Like a growing number of Democrats, Fitzpatrick's opponent, Patrick Murphy, called for Hastert's resignation, and challenged the GOP incumbent to seek the same. "Their willingness to look the other way during such despicable activities speaks to their character," Murphy said of House leaders.
Foley's abrupt resignation Friday _ as reports surfaced that he had written salacious instant messages to teenage boys who once worked as House pages _ shifted the focus of congressional races five weeks before midterm elections.
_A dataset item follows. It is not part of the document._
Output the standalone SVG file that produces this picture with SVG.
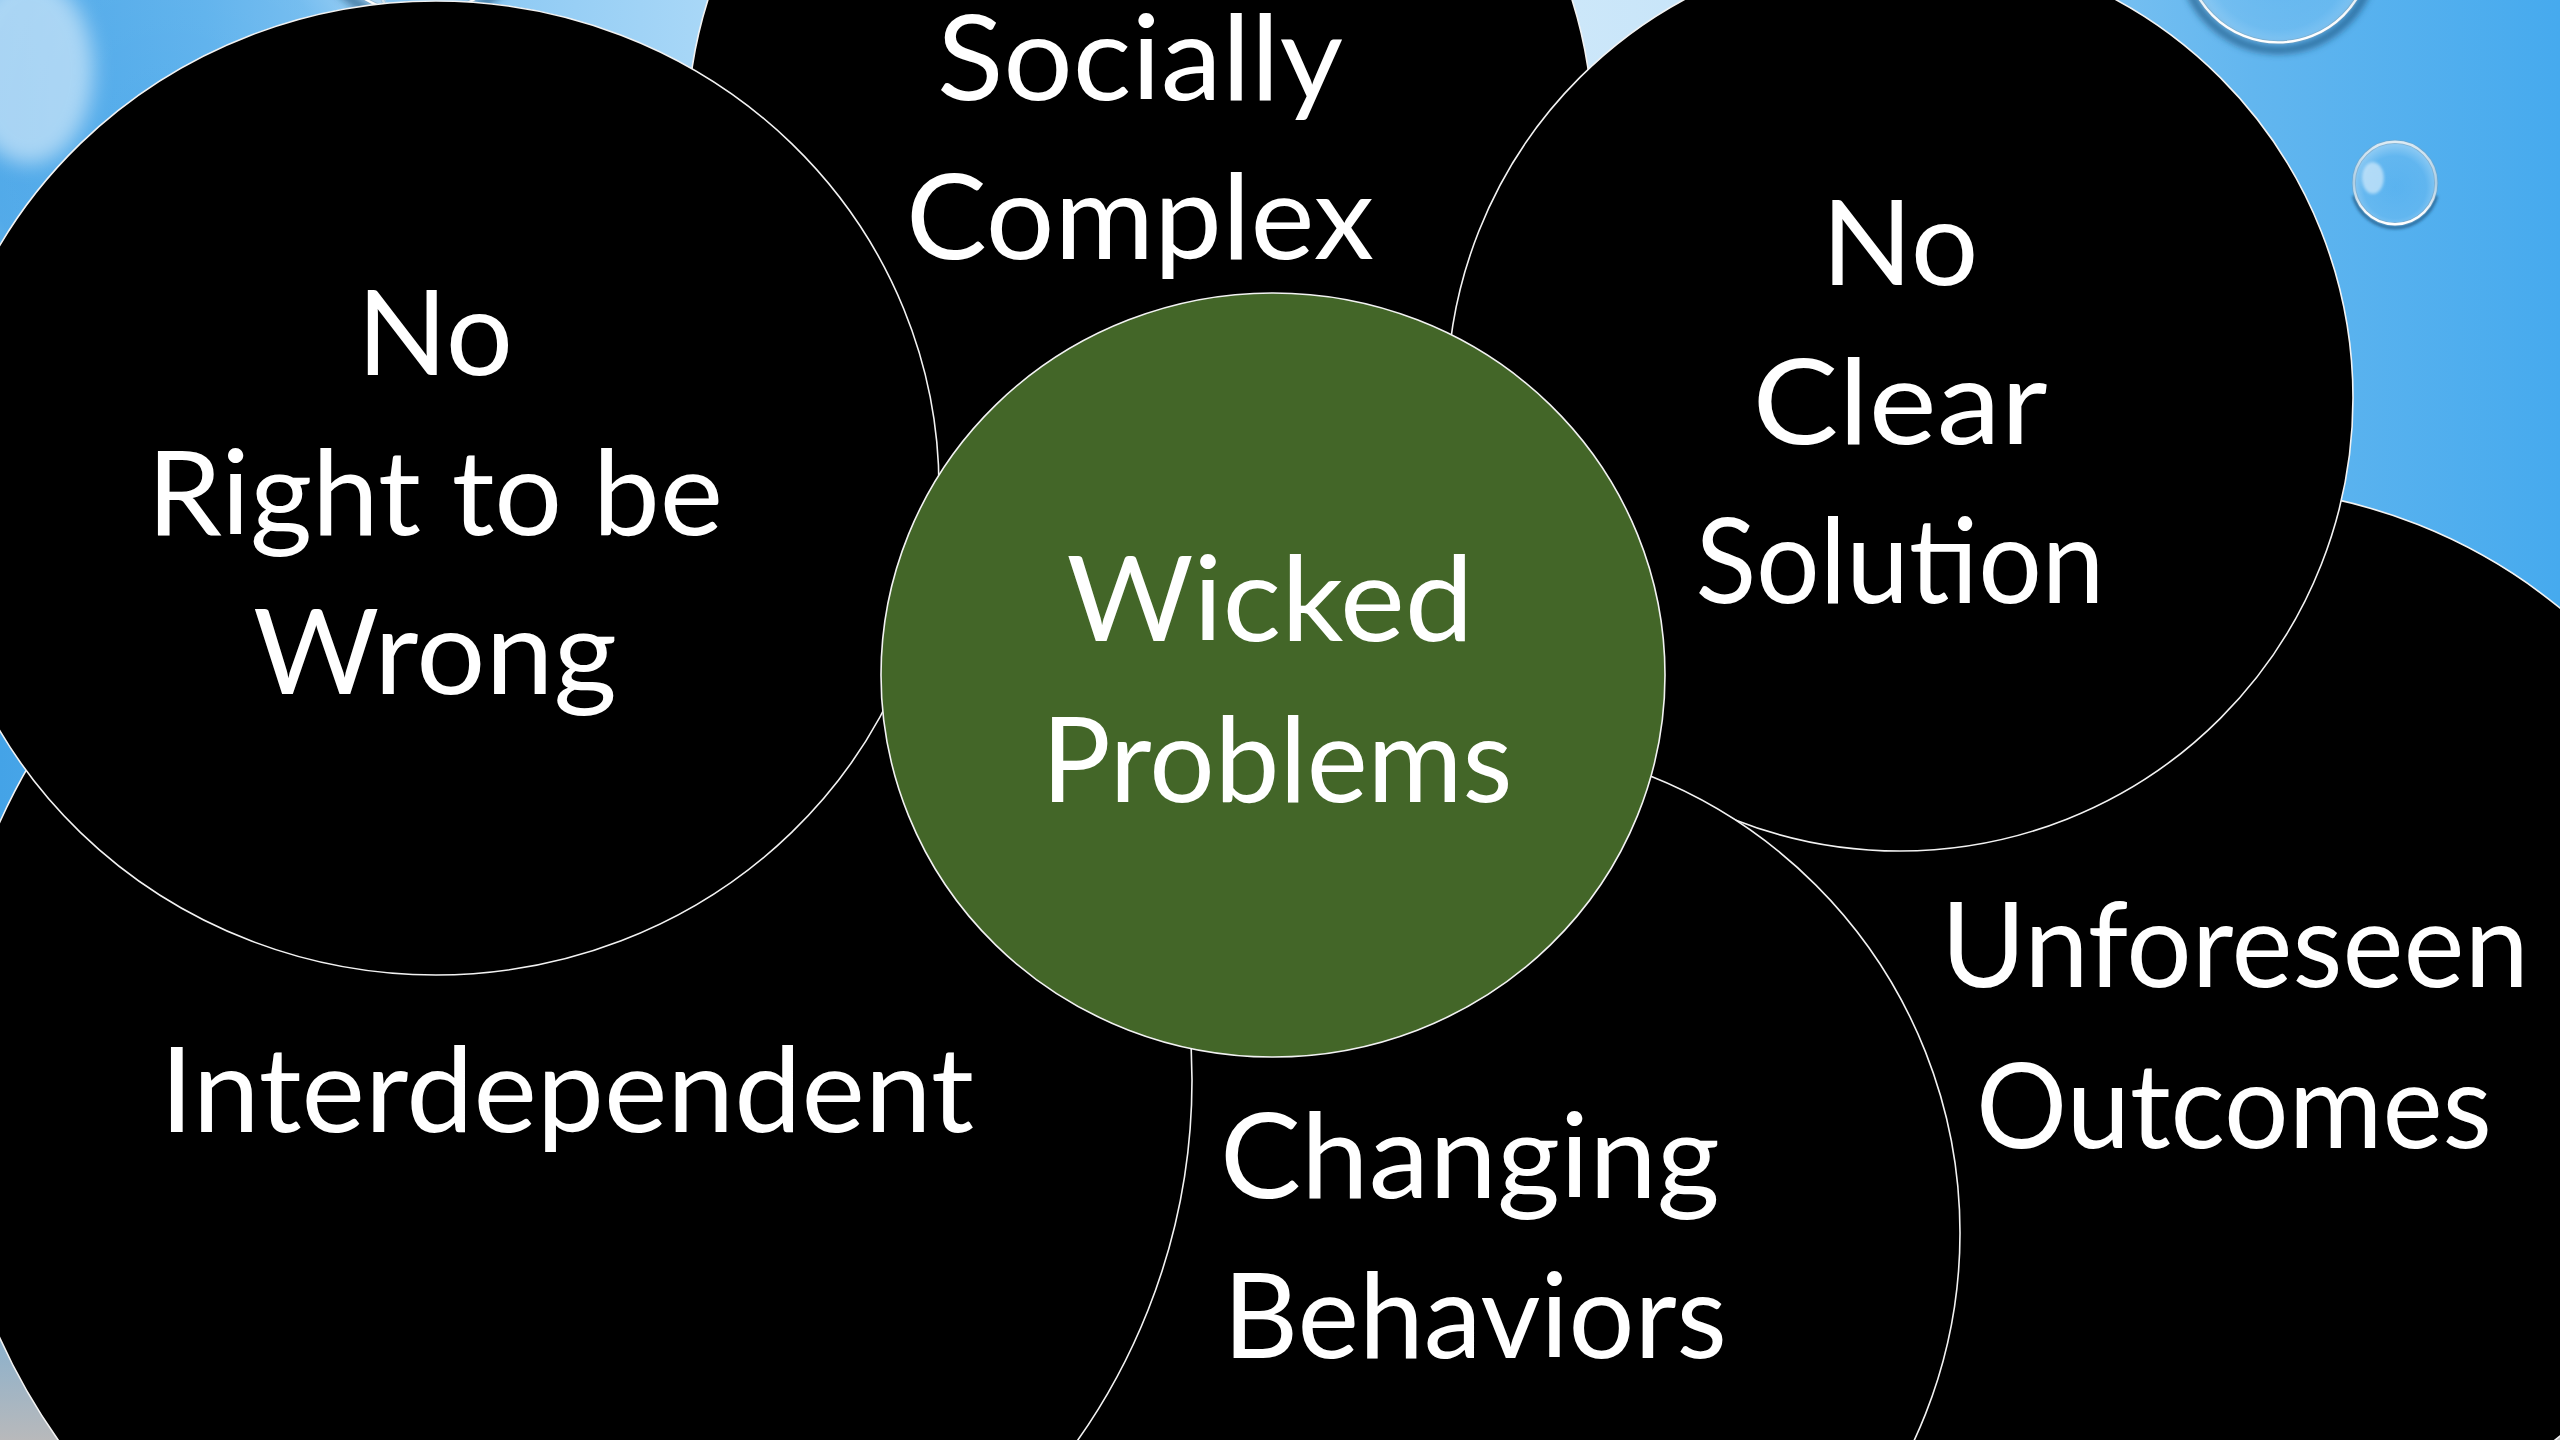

Disclosures continued Tuesday when Foley's attorney, David Roth, announced in West Palm Beach, Fla., that his client is gay and was molested between the ages 13 and 15 by a clergyman.
In the days since Foley resigned, talk of national security and the Iraq war has been replaced by the scandal _ for Republicans and Democrats. Control of Congress is at stake, with Democrats needing to gain 15 seats in the House and six in the Senate to take control after a dozen years of Republican rule.
"I'm hopeful that five weeks out, that it's a news story for a week or so and then it will die down," said Ted Welch, a Republican fundraiser in Nashville, Tenn., a state with a hard-fought Senate race. Welch said the GOP base in Tennessee sees the Foley matter "as just another mistake that Republicans have made, not dealing with it when they first learned of it."
Democratic Rep. Harold Ford Jr., faces Republican Bob Corker to replace retiring Majority Leader Bill Frist in the GOP-leaning state, and the party's base voters are crucial to Republicans keeping the seat.
Hastert said the party won't be deterred in trying to argue for maintaining congressional control.
"We have a story to tell and the Democrats ... in my view have put this thing forward to try to block us from telling our story, to try to put us on defense," the speaker said in a radio interview with conservative talk show host Rush Limbaugh.
In races across the country, Democrats are working to make their case for change by arguing that the Foley scandal is symbolic of a Republican Party in power too long.